Thursday, May 26, 2005


In N’Awlins, as far as I can tell, they will drink any damn thing they please, thank you very much. You gotta give serious Drinkin’ Props to a state where drive-thru daiquiri stands are still legal, as they are in Lousy-Ana Louisiana. Beer, wine, all kinds of hooch...all fair game in N’Awlins.

But there is one Adult Beverage that, to me, really captures that magical Creole essence of the Crescent City. And that Adult Beverage is the Sazerac cocktail.

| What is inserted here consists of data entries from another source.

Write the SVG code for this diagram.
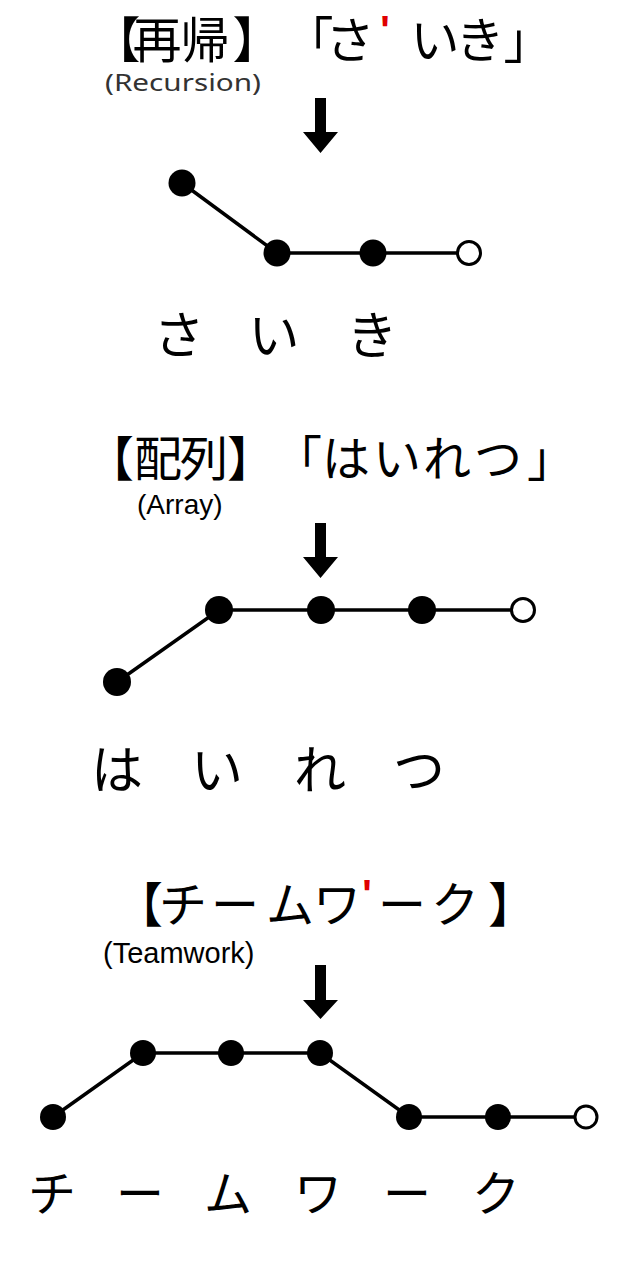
<svg xmlns="http://www.w3.org/2000/svg" width="640" height="1262" viewBox="0 0 640 1262">
<style>
.jp{font-family:"Noto Sans CJK JP","Noto Sans",sans-serif;fill:#000;text-anchor:middle}
.en{font-family:"Liberation Sans",Arial,sans-serif;fill:#000}
.red{font-family:"Liberation Sans",Arial,sans-serif;fill:#e00000;font-weight:bold;text-anchor:middle}
.edge{stroke:#000;stroke-width:3.5;fill:none}
.dot{fill:#000}
.open{fill:#fff;stroke:#000;stroke-width:3}
.arrow{fill:#000}
</style>
<rect width="640" height="1262" fill="#fff"/>

<!-- Section 1 -->
<g id="title-recursion">
<text class="jp" font-size="49" x="116 157 205 257 309 350" y="58">【再帰】「さ</text>
<text class="red" font-size="40" x="385" y="44">'</text>
<text class="jp" font-size="49" x="435 480 528" y="58">いき」</text>
<text font-family="'Noto Sans','Open Sans',sans-serif" font-size="24" fill="#333" x="105" y="91" textLength="156" lengthAdjust="spacingAndGlyphs">(Recursion)</text>
</g>
<g id="arrow-1"><path class="arrow" d="M315,98 H326 V132 H338 L320.5,153 L303,132 H315 Z"/></g>
<g id="connectors-1">
<path class="edge" d="M182,183 L277,253 L373,253 L469,253"/>
</g>
<g id="n1-sa"><circle class="dot" cx="182" cy="183" r="13.5"/></g>
<g id="n1-i"><circle class="dot" cx="277" cy="253" r="13.5"/></g>
<g id="n1-ki"><circle class="dot" cx="373" cy="253" r="13.5"/></g>
<g id="n1-end"><circle class="open" cx="469" cy="253" r="11.5"/></g>
<g id="labels-1">
<text class="jp" font-size="51" x="179 274 372" y="354">さいき</text>
</g>

<!-- Section 2 -->
<g id="title-array">
<text class="jp" font-size="48" x="110 158 204 251 298 346 397 447 498 551" y="476">【配列】「はいれつ」</text>
<text class="en" font-size="28" x="137" y="514">(Array)</text>
</g>
<g id="arrow-2"><path class="arrow" d="M315,523 H326 V557 H338 L320.5,578 L303,557 H315 Z"/></g>
<g id="connectors-2">
<path class="edge" d="M117,682 L219,610 L321,610 L422,610 L523,610"/>
</g>
<g id="n2-ha"><circle class="dot" cx="117" cy="682" r="14"/></g>
<g id="n2-i"><circle class="dot" cx="219" cy="610" r="14"/></g>
<g id="n2-re"><circle class="dot" cx="321" cy="610" r="14"/></g>
<g id="n2-tsu"><circle class="dot" cx="422" cy="610" r="14"/></g>
<g id="n2-end"><circle class="open" cx="523" cy="610" r="11.5"/></g>
<g id="labels-2">
<text class="jp" font-size="52" x="117 217 320 419" y="789">はいれつ</text>
</g>

<!-- Section 3 -->
<g id="title-teamwork">
<text class="jp" font-size="48" x="139 183 235 290 337" y="922">【チームワ</text>
<text class="red" font-size="40" x="367" y="908">'</text>
<text class="jp" font-size="48" x="402 455 512" y="922">ーク】</text>
<text class="en" font-size="29" x="103" y="963">(Teamwork)</text>
</g>
<g id="arrow-3"><path class="arrow" d="M315,965 H326 V1000 H338 L320.5,1019 L303,1000 H315 Z"/></g>
<g id="connectors-3">
<path class="edge" d="M53,1117 L143,1053 L231,1053 L320,1053 L409,1117 L498,1117 L586,1117"/>
</g>
<g id="n3-chi"><circle class="dot" cx="53" cy="1117" r="13"/></g>
<g id="n3-bar1"><circle class="dot" cx="143" cy="1053" r="13"/></g>
<g id="n3-mu"><circle class="dot" cx="231" cy="1053" r="13"/></g>
<g id="n3-wa"><circle class="dot" cx="320" cy="1053" r="13"/></g>
<g id="n3-bar2"><circle class="dot" cx="409" cy="1117" r="13"/></g>
<g id="n3-ku"><circle class="dot" cx="498" cy="1117" r="13"/></g>
<g id="n3-end"><circle class="open" cx="586" cy="1117" r="11"/></g>
<g id="labels-3">
<text class="jp" font-size="48" x="52 140 228 318 407 496" y="1211">チームワーク</text>
</g>
</svg>
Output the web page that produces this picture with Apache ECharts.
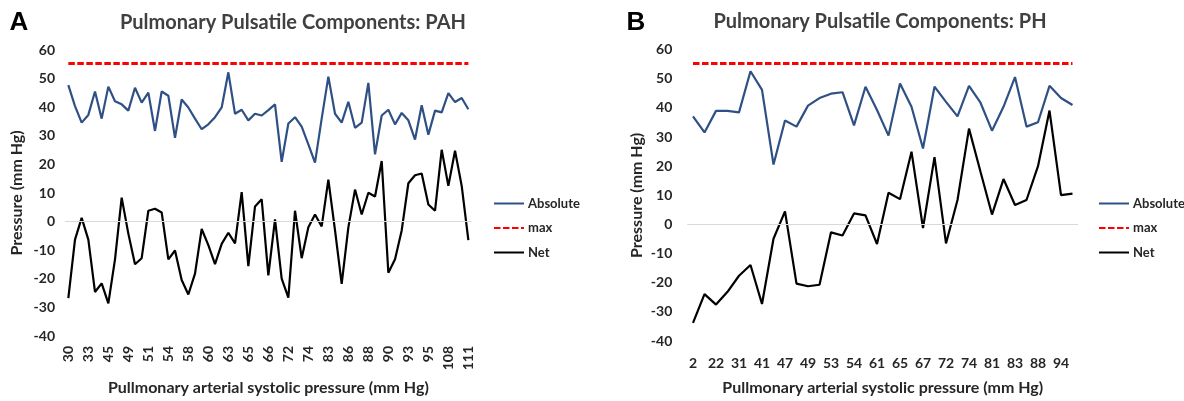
<!DOCTYPE html>
<html>
<head>
<meta charset="utf-8">
<script src="https://cdn.jsdelivr.net/npm/echarts@6/dist/echarts.min.js"></script>
<style>
  html, body { margin: 0; padding: 0; background: #fff; }
  #chart { width: 1184px; height: 401px; }
</style>
</head>
<body>
<div id="chart"></div>
<script>
// ---------- Panel A (PAH) ----------
const catsA = [30,31,32,33,38,42,45,46,48,49,50,50,51,52,53,54,56,57,58,59,59,60,61,62,63,64,64,65,65,66,
               66,68,70,72,73,73,74,78,80,83,84,85,86,87,87,88,89,89,90,91,92,93,94,94,95,100,104,108,109,110,111];
const absoluteA = [47.7,40.4,34.6,37.3,45.5,36.0,47.2,42.1,41.0,38.8,46.8,41.6,45.1,31.7,45.5,44.0,29.3,42.7,39.9,36.0,
                   32.3,34.0,36.5,39.9,52.2,37.7,39.1,35.4,37.7,37.1,39.0,41.0,20.9,34.3,36.5,33.2,27.0,20.6,36.0,50.7,
                   37.7,34.6,41.9,32.8,34.6,48.5,23.5,37.1,39.1,34.0,38.0,35.4,28.7,40.7,30.4,38.8,38.2,44.9,41.8,43.2,39.3];
const netA = [-26.8,-6.3,1.3,-6.3,-24.6,-21.6,-28.6,-13.2,8.4,-4.2,-14.9,-12.8,3.8,4.5,3.2,-13.2,-10.1,-20.4,-25.5,-18.2,
              -2.6,-8.2,-14.9,-7.8,-3.9,-7.6,10.3,-15.6,5.3,7.8,-18.8,0.8,-19.9,-26.6,3.8,-12.8,-2.0,2.5,-1.7,14.7,
              -3.1,-21.8,-2.0,11.2,2.5,10.1,8.8,21.2,-17.9,-13.2,-3.1,13.4,16.2,16.8,6.0,3.8,25.1,12.5,24.8,12.5,-6.5];
const maxA = 55.5;

// ---------- Panel B (PH) ----------
const catsB = [2,15,22,28,31,36,41,44,47,48,49,51,53,53,54,58,61,63,65,66,67,70,72,73,74,78,81,82,83,86,88,91,94,98];
const absoluteB = [37.1,31.6,39.0,39.0,38.5,52.6,46.2,20.6,35.7,33.6,40.8,43.4,44.9,45.4,34.0,47.3,39.3,30.5,48.4,40.4,
                   26.1,47.3,42.1,37.1,47.6,41.8,32.2,40.4,50.6,33.6,35.1,47.6,43.4,41.0];
const netB = [-33.8,-23.9,-27.5,-23.1,-17.6,-13.9,-27.3,-4.9,4.5,-20.3,-21.2,-20.7,-2.7,-3.8,3.8,3.1,-6.7,10.9,8.7,25.0,
              -1.2,23.1,-6.5,8.4,32.9,18.1,3.4,15.6,6.7,8.4,20.0,39.1,10.1,10.6];
const maxB = 55.5;

const yMin = -40, yMax = 60, yStep = 10;
const seriesNames = ['Absolute', 'max', 'Net'];
const titleA = 'Pulmonary Pulsatile Components: PAH';
const titleB = 'Pulmonary Pulsatile Components: PH';
const xName = 'Pullmonary arterial systolic pressure (mm Hg)';
const yName = 'Pressure (mm Hg)';

const FONT = 'Lato';
const TXT = '#262626';
const BLUE = '#2F5085';

function yAxisCfg(gridIndex, margin, gap) {
  return {
    type: 'value', gridIndex, min: yMin, max: yMax, interval: yStep,
    axisLine: { show: false }, axisTick: { show: false }, splitLine: { show: false },
    axisLabel: { margin, color: TXT, fontFamily: FONT, fontWeight: 'bold', fontSize: 14 },
    name: yName, nameLocation: 'middle', nameGap: gap,
    nameTextStyle: { color: TXT, fontFamily: FONT, fontWeight: 'bold', fontSize: 16 }
  };
}

function xAxisCfg(gridIndex, cats, interval, rotate, margin, gap) {
  return {
    type: 'category', gridIndex, data: cats, boundaryGap: true,
    axisLine: { show: false }, axisTick: { show: false }, splitLine: { show: false },
    axisLabel: { interval, rotate, margin, color: TXT, fontFamily: FONT, fontWeight: 'bold', fontSize: 14 },
    name: xName, nameLocation: 'middle', nameGap: gap,
    nameTextStyle: { color: TXT, fontFamily: FONT, fontWeight: 'bold', fontSize: 16 }
  };
}

function panelSeries(idx, cats, abs, net, maxVal) {
  return [
    {
      name: 'Absolute', type: 'line', xAxisIndex: idx, yAxisIndex: idx, data: abs,
      symbol: 'none', color: BLUE, lineStyle: { color: BLUE, width: 2.2 }, silent: true, z: 3,
      markLine: {
        silent: true, symbol: ['none', 'none'], label: { show: false },
        lineStyle: { color: '#D9D9D9', width: 1, type: 'solid' },
        data: [{ yAxis: 0 }]
      }
    },
    {
      name: 'max', type: 'line', xAxisIndex: idx, yAxisIndex: idx, data: [],
      symbol: 'none', color: '#FF0000', lineStyle: { color: '#FF0000', width: 3, type: [6.5, 2.5] }, silent: true, z: 4,
      markLine: {
        silent: true, symbol: ['none', 'none'], label: { show: false },
        lineStyle: { color: '#FF0000', width: 3, type: [6.5, 2.5] },
        data: [[{ coord: [0, maxVal] }, { coord: [cats.length - 1, maxVal] }]]
      }
    },
    {
      name: 'Net', type: 'line', xAxisIndex: idx, yAxisIndex: idx, data: net,
      symbol: 'none', color: '#000000', lineStyle: { color: '#000000', width: 2.2 }, silent: true, z: 3
    }
  ];
}

function legendCfg(left) {
  return {
    orient: 'vertical', left, top: 197, padding: 0, itemWidth: 30, itemHeight: 14, itemGap: 11.5,
    data: seriesNames, selectedMode: false,
    itemStyle: { opacity: 0 },
    textStyle: { color: TXT, fontFamily: FONT, fontWeight: 'bold', fontSize: 13, padding: [0, 0, 0, -1] }
  };
}

function textEl(x, y, text, size, family, color) {
  return {
    type: 'text', x, y, silent: true,
    style: { text, textAlign: 'center', textVerticalAlign: 'middle',
             fontSize: size, fontWeight: 'bold', fontFamily: family, fill: color }
  };
}

const chart = echarts.init(document.getElementById('chart'), null, { renderer: 'canvas' });
chart.setOption({
  animation: false,
  backgroundColor: '#ffffff',
  graphic: [
    textEl(19, 23, 'A', 26, 'Liberation Sans', '#000'),
    textEl(293, 23, titleA, 20, FONT, '#404040'),
    textEl(636, 23, 'B', 26, 'Liberation Sans', '#000'),
    textEl(880, 22, titleB, 20, FONT, '#404040')
  ],
  grid: [
    { left: 65, top: 50, width: 406.7, height: 298.3 },
    { left: 687.25, top: 49.7, width: 391, height: 301.6 }
  ],
  xAxis: [
    xAxisCfg(0, catsA, 2, 90, 10, 44),
    xAxisCfg(1, catsB, 1, 0, 15, 39)
  ],
  yAxis: [
    yAxisCfg(0, 10, 40),
    yAxisCfg(1, 15, 42)
  ],
  legend: [legendCfg(493), legendCfg(1098)],
  series: [
    ...panelSeries(0, catsA, absoluteA, netA, maxA),
    ...panelSeries(1, catsB, absoluteB, netB, maxB)
  ]
});
</script>
</body>
</html>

When She Who Must Be Obeyed and I, along with our friends Steve and Sue, spent Memorial Day weekend in New Orleans two years ago, one of the Extremely Pleasant Experiences we had was lunch at Commander’s Palace, one of the Serious Dining Establishments of the city. And that is where I ordered up several Sazerac cocktails, all perfectly executed by the Commander’s Palace barkeep. The view was beautiful, the companionship estimable, the food superb – and those Sazeracs were the spot-on perfect accompaniment to it all.

My version of the Sazerac starts with a cocktail shaker with plenty of ice. Into this, put two jiggers of rye whiskey, a teaspoon of simple syrup, and three or four dashes of Peychaud’s bitters. [I’ll point out that Commander’s Palace uses Bourbon, not rye, for their Sazerac. It’s a great drink with Bourbon, but it’s not completely authentic. Use rye if you can get it.]

Now, take a chilled Old Fashioned glass. Pour in a half-jigger of Herbsaint or Absente. Swirl it around to coat the inside of the glass, then pour out the excess, leaving a little in the glass. (You want to taste the Herbsaint, but you don’t want it to dominate the drink.) Now, grab the cocktail shaker and shake that bad boy until the contents are thoroughly iced down. Strain into that Old Fashioned glass. Take a piece of lemon peel and twist it over the drink, then rub it on the rim of the glass. Drop it in if you wish (I do) - and you’re good to go.

At the risk of disappointing Zonker, I will tell you that there are no peyote buttons in this Fine Beverage, but you don’t need ’em. They say that if you use enough Herbsaint, you’re likely to start hallucinating, and they very well might be right. These drinks do make me see and hear things.

When I drink a Sazerac, I see cypress trees heavy with Spanish moss reflected in my lady’s blue eyes. When I drink a Sazerac, I hear the sounds of Dixieland jazz and the Brooklynesque patois that’s unique to this corner of Louisiana.

When I drink a Sazerac, wherever I am, I’m back in N’Awlins.